Big Data & Cloud Technologies
PySpark:
PySpark is the Python API for Apache Spark, a powerful open-source data processing engine. It allows users to write Spark applications using Python, enabling scalable data processing, machine learning, and data analytics. PySpark provides high-level APIs for working with structured and unstructured data, making it a popular choice for big data processing, data science, and data engineering tasks. It’s known for its ease of use, flexibility, and high performance.

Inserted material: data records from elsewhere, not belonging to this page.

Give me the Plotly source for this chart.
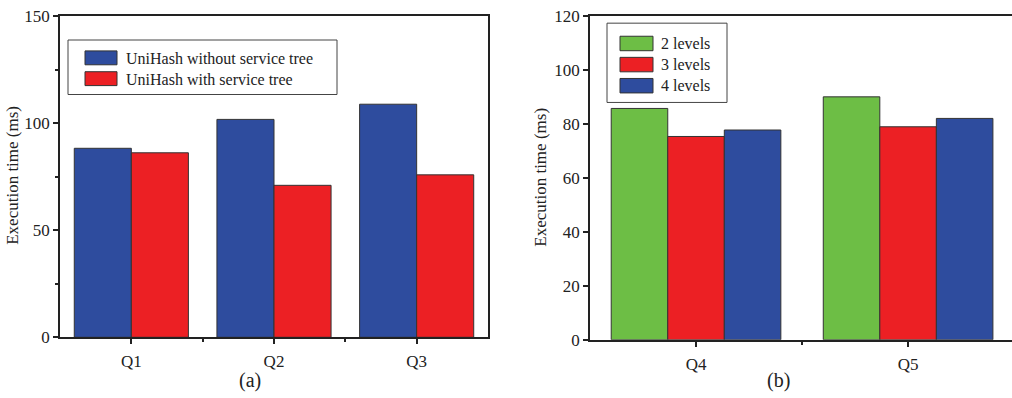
import plotly.graph_objects as go

# ---- data ----
cats_a = ["Q1", "Q2", "Q3"]
names_a = ["UniHash without service tree", "UniHash with service tree"]
without_tree = [88.3, 101.8, 108.9]
with_tree = [86.2, 71.0, 75.9]

cats_b = ["Q4", "Q5"]
names_b = ["2 levels", "3 levels", "4 levels"]
levels2 = [85.8, 90.1]
levels3 = [75.4, 79.0]
levels4 = [77.8, 82.1]

BLUE = "#2E4C9E"
RED = "#EC2024"
GREEN = "#6DBE45"
EDGE = "#333333"
FONT = "Liberation Serif, Times New Roman, serif"

W, H = 1012, 398
# the captured page shows the figure with a small vertical inset; compensate for it
Y_OFF, Y_SCALE = 7.7, 0.961

def px(x):
    return x / W

def py(y):
    yf = (y - Y_OFF) / Y_SCALE
    return (H - yf) / H

fig = go.Figure()

series_a = [(names_a[0], without_tree, BLUE), (names_a[1], with_tree, RED)]
for i, (n, v, c) in enumerate(series_a):
    fig.add_trace(go.Bar(
        x=list(range(len(cats_a))), y=v, name=n, marker=dict(color=c, line=dict(color=EDGE, width=1)),
        xaxis="x", yaxis="y", offsetgroup=f"a{i}", showlegend=False))

series_b = [(names_b[0], levels2, GREEN), (names_b[1], levels3, RED), (names_b[2], levels4, BLUE)]
for i, (n, v, c) in enumerate(series_b):
    fig.add_trace(go.Bar(
        x=list(range(len(cats_b))), y=v, name=n, marker=dict(color=c, line=dict(color=EDGE, width=1)),
        xaxis="x2", yaxis="y2", offsetgroup=f"b{i}", showlegend=False))

axis_common = dict(showline=True, linecolor="#222", linewidth=1.5, ticks="outside", ticklen=5,
                   tickwidth=1.5, tickcolor="#222", showgrid=False, zeroline=False,
                   ticklabeloverflow="allow",
                   tickfont=dict(family=FONT, size=17, color="#222"))

fig.update_layout(
    width=W, height=H, margin=dict(l=0, r=0, t=0, b=0),
    paper_bgcolor="white", plot_bgcolor="white",
    barmode="group", bargap=0.2, bargroupgap=0,
    font=dict(family=FONT, color="#222"),
    xaxis=dict(domain=[px(60), px(488)], anchor="y", range=[-0.5, 2.5],
               tickmode="array", tickvals=list(range(len(cats_a))), ticktext=cats_a,
               ticklabelstandoff=3,
               mirror=True, minor=dict(tickvals=[0.5, 1.5], ticks="outside", ticklen=3, tickwidth=1.5, tickcolor="#222"),
               **axis_common),
    yaxis=dict(domain=[py(339), py(15)], anchor="x", range=[0, 150],
               tickmode="array", tickvals=[0, 50, 100, 150],
               mirror=True, minor=dict(tickvals=[25, 75, 125], ticks="outside", ticklen=3, tickwidth=1.5, tickcolor="#222"),
               **axis_common),
    xaxis2=dict(domain=[px(590), 1.0], anchor="y2", range=[-0.5, 1.49],
                tickmode="array", tickvals=list(range(len(cats_b))), ticktext=cats_b,
                ticklabelstandoff=3,
                mirror=True, minor=dict(tickvals=[0.5], ticks="outside", ticklen=3, tickwidth=1.5, tickcolor="#222"),
                **axis_common),
    yaxis2=dict(domain=[py(341.5), py(15)], anchor="x2", range=[0, 120],
                tickmode="array", tickvals=[0, 20, 40, 60, 80, 100, 120],
                mirror=False, **axis_common),
)

shapes = []
annotations = []

def note(x, y, text, size=16, angle=0, xanchor="center"):
    annotations.append(dict(x=px(x), y=py(y), xref="paper", yref="paper", text=text,
                            textangle=angle, showarrow=False, xanchor=xanchor, yanchor="middle",
                            font=dict(family=FONT, size=size, color="#222")))

# axis titles and panel labels
note(13, 176, "Execution time (ms)", size=17, angle=-90)
note(541, 178, "Execution time (ms)", size=17, angle=-90)
note(250, 383, "(a)", size=20)
note(778, 383, "(b)", size=20)

# legend (a)
shapes.append(dict(type="rect", xref="paper", yref="paper", x0=px(68), x1=px(337), y0=py(94), y1=py(39),
                   line=dict(color="#444", width=1), fillcolor="white"))
for k, (n, v, c) in enumerate(series_a):
    yc = 57 + 21 * k
    shapes.append(dict(type="rect", xref="paper", yref="paper", x0=px(85), x1=px(117),
                       y0=py(yc + 7), y1=py(yc - 7), line=dict(color=EDGE, width=1), fillcolor=c))
    note(124, yc + 0.5, n, xanchor="left")

# legend (b)
shapes.append(dict(type="rect", xref="paper", yref="paper", x0=px(607), x1=px(727), y0=py(102), y1=py(22),
                   line=dict(color="#444", width=1), fillcolor="white"))
for k, (n, v, c) in enumerate(series_b):
    yc = 42.5 + 21.3 * k
    shapes.append(dict(type="rect", xref="paper", yref="paper", x0=px(620), x1=px(653),
                       y0=py(yc + 7.3), y1=py(yc - 7.3), line=dict(color=EDGE, width=1), fillcolor=c))
    note(659, yc, n, xanchor="left")

fig.update_layout(shapes=shapes, annotations=annotations)
fig.write_html("out.html", config={"displayModeBar": False},
               post_script=("var r=document.documentElement,b=document.body;"
                            "r.style.margin='0';r.style.padding='0';"
                            "b.style.margin='0';b.style.padding='0';"))
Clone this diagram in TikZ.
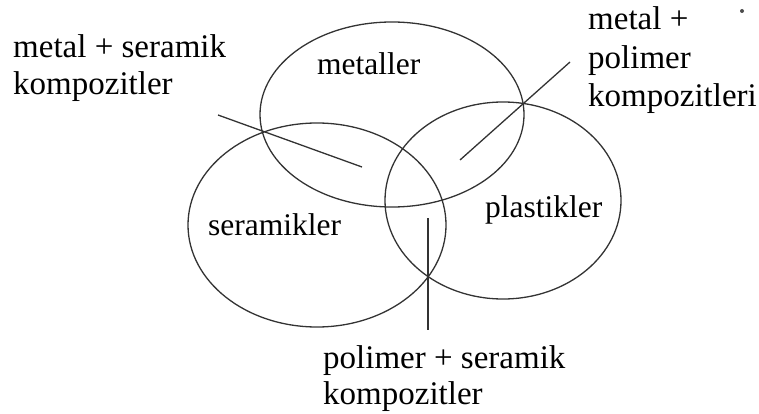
\documentclass[tikz,border=0pt]{standalone}
\usepackage{fontspec}
\setmainfont{Liberation Serif}
\usetikzlibrary{shapes.geometric}

\tikzset{
  setring/.style={ellipse, draw=black!80, line width=1.3pt, inner sep=0pt},
  pointer/.style={draw=black!80, line width=1.3pt},
  % multi-line labels: the base anchor sits on the last line
  outlabel/.style={anchor=base west, inner sep=0pt, align=left,
    font=\fontsize{33}{#1}\selectfont},
  outlabel/.default=37,
  inlabel/.style={anchor=base west, inner sep=0pt,
    font=\fontsize{31.5}{36}\selectfont},
}

\begin{document}
\begin{tikzpicture}[x=1pt, y=-1pt]
  \useasboundingbox (0,0) rectangle (759,414);

  % the three material classes
  \node[setring, minimum width=264pt, minimum height=185pt] (met) at (392,114.5) {};
  \node[setring, minimum width=258pt, minimum height=204pt] (ser) at (317,225) {};
  \node[setring, minimum width=236pt, minimum height=197pt] (pla) at (503,200.5) {};

  \node[inlabel] (metlbl) at (317,75) {metaller};
  \node[inlabel] (serlbl) at (208,235) {seramikler};
  \node[inlabel] (plalbl) at (485,217) {plastikler};

  % composite labels
  \node[outlabel=37] (msl) at (13,95) {metal + seramik\\kompozitler};
  \node[outlabel=38.5] (mpl) at (588,107) {metal +\\polimer\\kompozitleri};
  \node[outlabel=36] (psl) at (323,404) {polimer + seramik\\kompozitler};

  % pointer lines into the overlaps
  \coordinate (ms0) at (218,115);
  \coordinate (ms1) at (362,167);
  \coordinate (mp0) at (570,62);
  \coordinate (mp1) at (460,160);
  \coordinate (ps0) at (428,218);
  \coordinate (ps1) at (428,330);
  \draw[pointer] (ms0) -- (ms1);
  \draw[pointer] (mp0) -- (mp1);
  \draw[pointer] (ps0) -- (ps1);

  % stray dot near the top right corner
  \fill[black!70] (742,11) circle (2pt);
\end{tikzpicture}
\end{document}
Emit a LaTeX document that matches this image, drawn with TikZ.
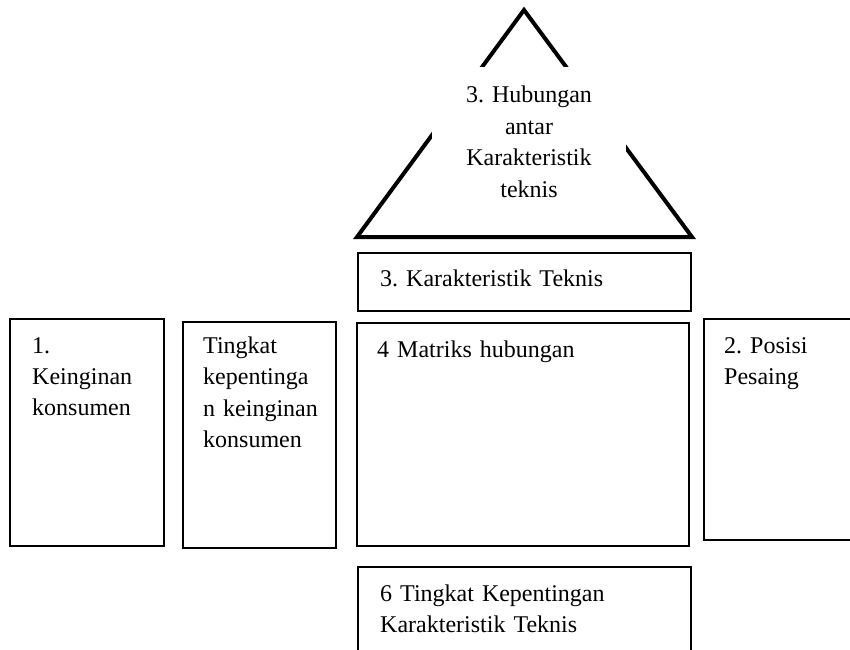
\documentclass[tikz,border=0pt]{standalone}
\usepackage{fontspec}
\setmainfont{Liberation Serif}
\newcommand\myboxfont{\fontsize{24bp}{31bp}\selectfont\frenchspacing\spaceskip=0.25em\relax}
\newcommand\mytrifont{\fontsize{24bp}{31.5bp}\selectfont\frenchspacing\spaceskip=0.25em\relax}
\begin{document}
\begin{tikzpicture}[x=1bp,y=-1bp,
  box/.style={draw=black, line width=2bp, inner sep=0pt, fill=white},
  tri/.style={draw=black, line width=4bp},
  mask/.style={fill=white, draw=none, inner sep=0pt},
  lbl/.style={anchor=base west, inner sep=0pt, align=left, text width=300bp, font=\myboxfont},
  clbl/.style={anchor=base, inner sep=0pt, align=center, text width=194bp, font=\mytrifont}]
\useasboundingbox (0,0) rectangle (850,650);
% triangle
\coordinate (apex) at (524,10);
\coordinate (bl) at (357,237);
\coordinate (br) at (692,237);
\draw[tri] (apex) -- (br) -- (bl) -- cycle;
\node[mask, minimum width=194bp, minimum height=143bp] (hub) at (529,138.5) {};
\node[clbl] (hubtxt) at (529,103) {3. Hubungan\\antar\\Karakteristik\\teknis};
% boxes
\node[box, minimum width=333bp, minimum height=58bp] (kt) at (524.5,282) {};
\node[lbl] (kttxt) at (380,286) {3. Karakteristik Teknis};
\node[box, minimum width=332bp, minimum height=223bp] (mh) at (523,434.5) {};
\node[lbl] (mhtxt) at (377,357) {4 Matriks hubungan};
\node[box, minimum width=166bp, minimum height=221bp] (ps) at (787,429.5) {};
\node[lbl] (pstxt) at (724,353) {2. Posisi\\Pesaing};
\node[box, minimum width=333bp, minimum height=103bp] (tk) at (524.5,618.5) {};
\node[lbl] (tktxt) at (380,601) {6 Tingkat Kepentingan\\Karakteristik Teknis};
\node[box, minimum width=154bp, minimum height=227bp] (kons) at (87,432.5) {};
\node[lbl] (konstxt) at (32,353) {1.\\Keinginan\\konsumen};
\node[box, minimum width=153bp, minimum height=226bp] (tkp) at (259.5,435) {};
\node[lbl, font=\mytrifont] (tkptxt) at (203,353) {Tingkat\\kepentinga\\n keinginan\\konsumen};
\end{tikzpicture}
\end{document}
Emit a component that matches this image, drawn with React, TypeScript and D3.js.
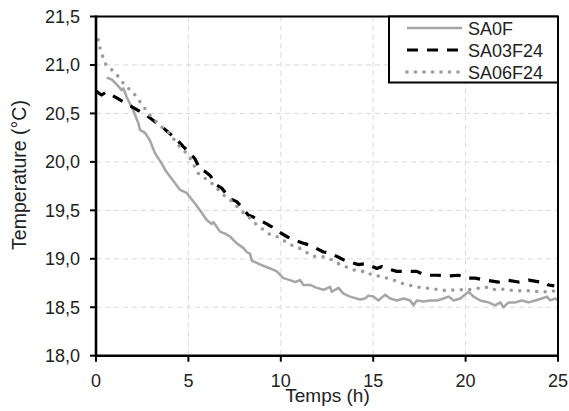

Cloud AWS (Amazon Web Services):
AWS (Amazon Web Services) is a comprehensive cloud computing platform providing a wide range of services, including:
1. Compute (EC2)
2. Storage (S3)
3. Database (RDS, DynamoDB)
4. Analytics (Redshift, EMR)
5. Machine Learning (SageMaker)
6. Security (IAM)
AWS enables businesses to build, deploy, and manage applications and workloads in a scalable, secure, and cost-effective manner, fostering innovation and growth.

Data Lake:
A Data Lake is a centralized repository that stores raw, unprocessed data in its native format, allowing for flexible and scalable data analysis. It can handle large volumes of structured, semi-structured, and unstructured data from various sources. Data Lakes enable organizations to store, manage, and analyze diverse data types, providing a single source of truth for data-driven insights and decision-making. They often utilize big data technologies like Hadoop, Spark, and cloud storage.